Nézet-Séguin est dans un grand soir. En confiance face à un orchestre qu’il connaît mieux que personne dans ce répertoire qu’ils viennent d’enregistrer ensemble, en confiance dans cette Philharmonie de Paris qui lui est toute acquise et dont il adore l’acoustique, le maestro va livrer une vraie leçon sur l’art de la direction. Les deux accords initiaux ont donné la couleur : aucun geste ne sera gratuit, neutre, désincarné. S’il lui arrive parfois de battre la mesure, ce n'est jamais un réflexe mécanique, c’est toujours pour transmettre la bonne énergie d’une pulsation dans un endroit-clé, comme dans les tempos changeants des deux derniers mouvements de la Première Symphonie après l’entracte.
Mais quand la pulsation circule d’elle-même dans l’orchestre (et c’est le plus souvent le cas), le chef peut passer de longues minutes à travailler à un autre niveau, à creuser les dynamiques, encourager tel ou tel pupitre, saisir la forme d’une note, sculpter le phrasé d’un chant dans les volutes les plus fines, sans jamais cesser de suggérer un caractère, une atmosphère.
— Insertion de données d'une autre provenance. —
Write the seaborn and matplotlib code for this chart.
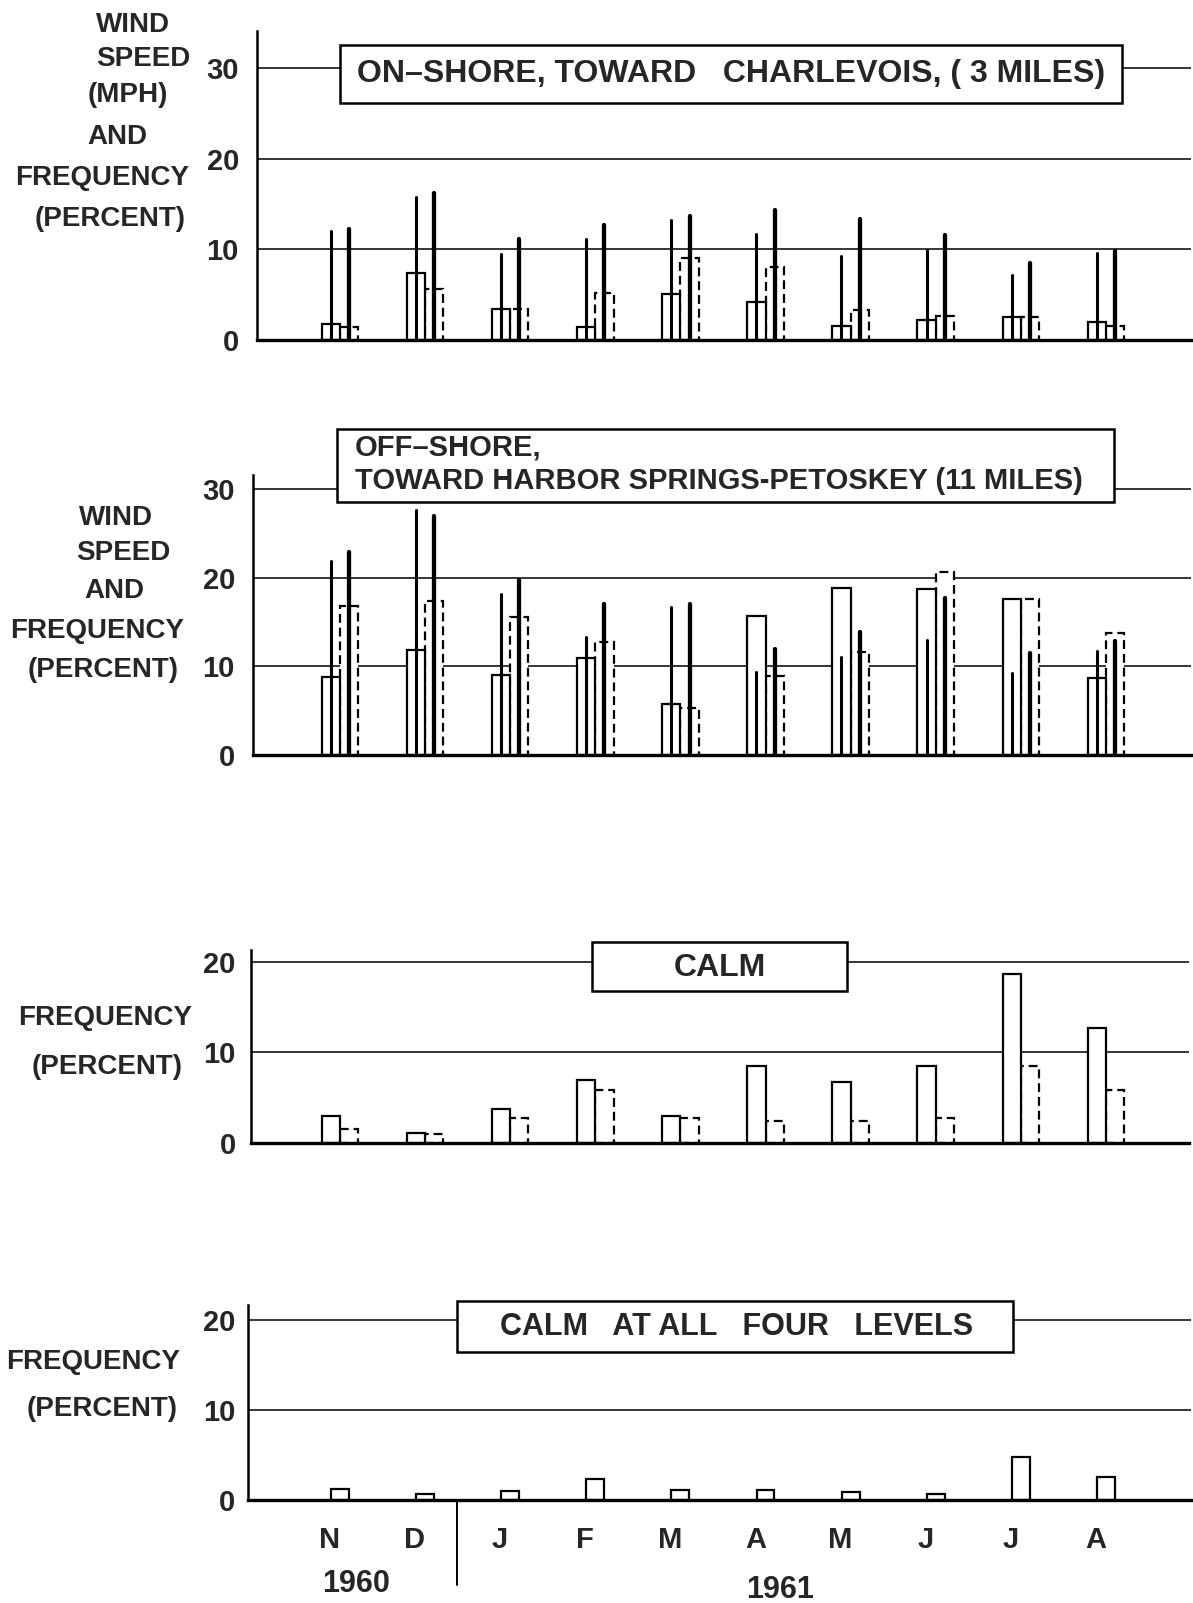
import numpy as np
import pandas as pd
import seaborn as sns
import matplotlib.pyplot as plt
from matplotlib.patches import Rectangle

# months Nov 1960 .. Aug 1961
months = ['N', 'D', 'J', 'F', 'M', 'A', 'M', 'J', 'J', 'A']
month_ids = [f'{m}{i}' for i, m in enumerate(months)]

# on-shore, toward Charlevois (3 miles)
on_freq_solid = [1.75, 7.35, 3.4, 1.45, 5.05, 4.15, 1.55, 2.2, 2.5, 1.95]
on_freq_dash = [1.4, 5.6, 3.4, 5.2, 9.05, 8.1, 3.35, 2.7, 2.5, 1.55]
on_speed_solid = [12.0, 15.75, 9.5, 11.1, 13.2, 11.7, 9.3, 9.9, 7.2, 9.6]
on_speed_dash = [12.3, 16.2, 11.1, 12.7, 13.7, 14.4, 13.3, 11.6, 8.5, 9.8]

# off-shore, toward Harbor Springs-Petoskey (11 miles)
off_freq_solid = [8.85, 11.9, 9.0, 11.0, 5.8, 15.7, 18.8, 18.7, 17.6, 8.65]
off_freq_dash = [16.8, 17.35, 15.6, 12.75, 5.25, 8.9, 11.6, 20.6, 17.55, 13.8]
off_speed_solid = [21.9, 27.6, 18.2, 13.3, 16.7, 9.4, 11.1, 13.0, 9.3, 11.7]
off_speed_dash = [22.9, 27.0, 19.75, 17.0, 17.0, 12.0, 13.9, 17.7, 11.5, 12.9]

# calm
calm_solid = [3.0, 1.1, 3.8, 6.9, 3.0, 8.55, 6.7, 8.5, 18.6, 12.7]
calm_dash = [1.5, 0.95, 2.75, 5.8, 2.75, 2.4, 2.4, 2.8, 8.55, 5.8]

# calm at all four levels
calm_all = [1.2, 0.7, 0.95, 2.3, 1.1, 1.1, 0.85, 0.65, 4.8, 2.6]

W, H = 1193, 1603
sns.set_theme(style='white')
plt.rcParams['font.family'] = ['Liberation Sans', 'DejaVu Sans']
plt.rcParams['font.weight'] = 'bold'

fig = plt.figure(figsize=(W / 100, H / 100), dpi=100)
fig.patch.set_facecolor('white')


def fx(x):
    return x / W


def fy(y):
    return 1 - y / H


def make_ax(left, right, base, top):
    ax = fig.add_axes([fx(left), fy(base), (right - left) / W, (base - top) / H])
    ax.set_facecolor('white')
    return ax


def finish_ax(ax, left, right, ymax, ticks, pad):
    ax.set_xlim((left - 340) / 85.1, (right - 340) / 85.1)
    ax.set_ylim(0, ymax)
    for t in ticks[1:]:
        ax.axhline(t, color='black', lw=1.1, zorder=0.5)
    ax.set_yticks(ticks)
    ax.set_yticklabels([str(t) for t in ticks], fontsize=21, fontweight='bold')
    ax.tick_params(axis='y', length=0, pad=pad)
    ax.set_xlabel('')
    ax.set_ylabel('')
    for s in ['top', 'right']:
        ax.spines[s].set_visible(False)
    ax.spines['left'].set_linewidth(1.8)
    ax.spines['left'].set_color('black')
    ax.spines['bottom'].set_linewidth(2.4)
    ax.spines['bottom'].set_color('black')
    ax.spines['bottom'].set_zorder(6)


def pair_panel(ax, freq_a, freq_b):
    df = pd.DataFrame({
        'month': month_ids * 2,
        'freq': list(freq_a) + list(freq_b),
        'level': ['a'] * 10 + ['b'] * 10,
    })
    sns.barplot(data=df, x='month', y='freq', hue='level', order=month_ids,
                palette=['white', 'white'], saturation=1, width=0.43,
                edgecolor='black', linewidth=1.6, errorbar=None, legend=False, ax=ax)
    for p in ax.containers[1]:
        p.set_linestyle((0, (4, 2.2)))
        p.set_zorder(1)
    for p in ax.containers[0]:
        p.set_zorder(1.5)


def speed_lines(ax, sp_a, sp_b):
    xs = np.arange(10)
    ax.vlines(xs - 0.1075, 0, sp_a, colors='black', lw=2.2, zorder=3, capstyle='round')
    ax.vlines(xs + 0.1075, 0, sp_b, colors='black', lw=3.1, zorder=3, capstyle='round')


def box(x0, x1, y0, y1):
    fig.add_artist(Rectangle((fx(x0), fy(y1)), (x1 - x0) / W, (y1 - y0) / H,
                             transform=fig.transFigure, facecolor='white',
                             edgecolor='black', lw=1.8, zorder=3))


def ftext(x, y, s, size=20, ha='center', **kw):
    fig.text(fx(x), fy(y), s, ha=ha, va='center', fontsize=size,
             fontweight='bold', zorder=4, **kw)


# panel 1: on-shore
ax1 = make_ax(257, 1191, 340, 31)
pair_panel(ax1, on_freq_solid, on_freq_dash)
speed_lines(ax1, on_speed_solid, on_speed_dash)
finish_ax(ax1, 257, 1191, 34.1, [0, 10, 20, 30], 13)
ax1.set_xticks([])

# panel 2: off-shore
ax2 = make_ax(253, 1191, 755, 475)
pair_panel(ax2, off_freq_solid, off_freq_dash)
speed_lines(ax2, off_speed_solid, off_speed_dash)
finish_ax(ax2, 253, 1191, 31.6, [0, 10, 20, 30], 13)
ax2.set_xticks([])

# panel 3: calm
ax3 = make_ax(251, 1189, 1143, 950)
pair_panel(ax3, calm_solid, calm_dash)
finish_ax(ax3, 251, 1189, 21.3, [0, 10, 20], 11)
ax3.set_xticks([])

# panel 4: calm at all four levels
ax4 = make_ax(248, 1191, 1500, 1305)
df4 = pd.DataFrame({'month': month_ids, 'freq': calm_all})
sns.barplot(data=df4, x='month', y='freq', order=month_ids, color='white',
            saturation=1, width=0.21, edgecolor='black', linewidth=1.6,
            errorbar=None, ax=ax4)
finish_ax(ax4, 248, 1191, 21.7, [0, 10, 20], 9)
ax4.set_xticks(np.arange(10) - 0.12)
ax4.set_xticklabels(months, fontsize=21, fontweight='bold')
ax4.tick_params(axis='x', length=0, pad=19)

# year separator and years
ax4.plot([fx(457), fx(457)], [fy(1500), fy(1585)], transform=fig.transFigure,
         color='black', lw=1.4, clip_on=False)
ftext(356, 1584, '1960', size=22)
ftext(780, 1590, '1961', size=22)

# title boxes
box(340, 1122, 45, 103)
ftext(731, 74, 'ON–SHORE, TOWARD   CHARLEVOIS, ( 3 MILES)', size=23)
box(337, 1114, 429, 502)
ftext(355, 447, 'OFF–SHORE,', size=21, ha='left')
ftext(355, 481, 'TOWARD HARBOR SPRINGS-PETOSKEY (11 MILES)', size=21, ha='left')
box(592, 847, 942, 991)
ftext(720, 968, 'CALM', size=23)
box(457, 1013, 1301, 1352)
ftext(737, 1327, 'CALM   AT ALL   FOUR   LEVELS', size=22)

# y-axis labels
for x, y, s in [(133, 25, 'WIND'), (143, 59, 'SPEED'), (128, 95, '(MPH)'),
                (117, 137, 'AND'), (102, 178, 'FREQUENCY'), (110, 219, '(PERCENT)'),
                (116, 518, 'WIND'), (123, 553, 'SPEED'), (114, 591, 'AND'),
                (97, 631, 'FREQUENCY'), (103, 670, '(PERCENT)'),
                (105, 1018, 'FREQUENCY'), (107, 1067, '(PERCENT)'),
                (93, 1362, 'FREQUENCY'), (102, 1409, '(PERCENT)')]:
    ftext(x, y, s)

fig.savefig('out.png', dpi=100, facecolor='white')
Ainsi dirigé, le texte de Brahms devient chargé d’une puissance expressive et d’une richesse dramatique rarement remarquées. Les musicologues ont beaucoup rapproché la Première Symphonie des opus beethovéniens (Cinquième et Neuvième en tête). Ce soir, on y entend aussi l’art du chant mozartien, des échos de danses traditionnelles, un soupçon de théâtre wagnérien, un moment recueilli brucknérien… C’est un monde entier qui s’ouvre, qui se crée sous nos yeux, et se trouve parachevé avec le grand thème du finale, sorte de simili-ode à la joie qui résonne ici comme un hymne européen ô combien émouvant.
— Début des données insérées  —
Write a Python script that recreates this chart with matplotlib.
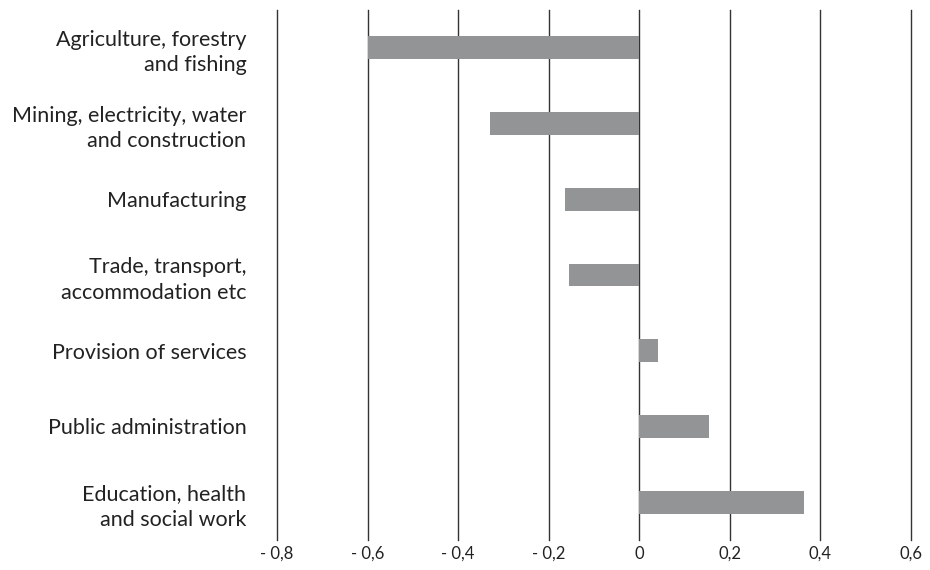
import matplotlib
matplotlib.use("Agg")
import matplotlib.pyplot as plt

plt.rcParams['font.family'] = ['Lato', 'DejaVu Sans']

sectors = [
    "Agriculture, forestry\nand fishing",
    "Mining, electricity, water\nand construction",
    "Manufacturing",
    "Trade, transport,\naccommodation etc",
    "Provision of services",
    "Public administration",
    "Education, health\nand social work",
]
values = [-0.60, -0.329, -0.163, -0.155, 0.042, 0.155, 0.364]
x_ticks = [-0.8, -0.6, -0.4, -0.2, 0, 0.2, 0.4, 0.6]
x_labels = ["- 0,8", "- 0,6", "- 0,4", "- 0,2", "0", "0,2", "0,4", "0,6"]

fig = plt.figure(figsize=(9.3, 5.7), dpi=100)
ax = fig.add_axes([0.2978, 0.0526, 0.6818, 0.9299])

for x in x_ticks:
    ax.axvline(x, color="#333333", lw=1.0, zorder=1, clip_on=False)

ypos = list(range(len(sectors)))
ax.barh(ypos, values, height=0.3, color="#939496", zorder=2)

ax.set_xlim(-0.8, 0.6)
ax.set_ylim(6.5, -0.5)
ax.set_xticks(x_ticks)
ax.set_xticklabels(x_labels, fontsize=12, color="#222222")
ax.set_yticks(ypos)
ax.set_yticklabels(sectors, fontsize=15.5, color="#222222", linespacing=1.35)
ax.tick_params(axis="both", length=0)
ax.tick_params(axis="y", pad=22)
ax.tick_params(axis="x", pad=4)
for s in ax.spines.values():
    s.set_visible(False)

fig.savefig("out.png", dpi=100)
Le Chamber Orchestra of Europe porte ainsi bien son nom. Il le porte même doublement, car il ne cesse de montrer qu’il est bien un orchestre « de chambre », en effectif relativement restreint (seulement neuf premiers violons), constitué de fantastiques individualités dotées d’une écoute de chaque instant et d’un vrai sens du collectif. On pourrait consacrer plusieurs paragraphes à chaque pupitre, au violon étincelant de Lorenza Borrani, à la flûte divine de Clara Andrada, au hautbois si chaleureux de Philippe Tondre, au cor alpestre héroïque de Benoît de Barsony… sans oublier les timbales proprement extraordinaires de John Chimes : ce soir, ce monument (nommé au BBC Symphony par Pierre Boulez en 1975) fait de son instrument une palette de couleurs sonores infinies, avec une diversité de textures, un soin apporté à l’articulation de chaque note, une conscience des phrases et de l’architecture musicale qui laissent pantois.
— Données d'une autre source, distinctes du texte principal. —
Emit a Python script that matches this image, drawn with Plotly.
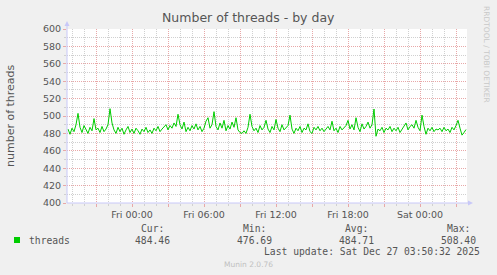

On en oublierait presque de rappeler qu’au milieu du programme, deux solistes étaient invités, pour le Double Concerto : Veronika Eberle et Jean-Guihen Queyras. Mais les deux musiciens ont eu le très bon goût de s’insérer dans ce collectif de rêve comme s’ils en étaient issus, duo de chambristes dans un orchestre de chambristes. Accordant parfaitement leurs interventions et leurs intentions, avec la même flexibilité et la même vivacité que le COE (excellent « Andante » central, pas lent), Eberle et Queyras ont donné à la partition le caractère complice et ludique qui lui est trop souvent refusé au profit du bras de fer instrumental. Avant d’entonner en bis le deuxième mouvement de la Sonate de Ravel, le violoncelliste rendra hommage à l’orchestre derrière lui : « avec eux, on est au-dessus des nuages ! » On ne saurait mieux dire.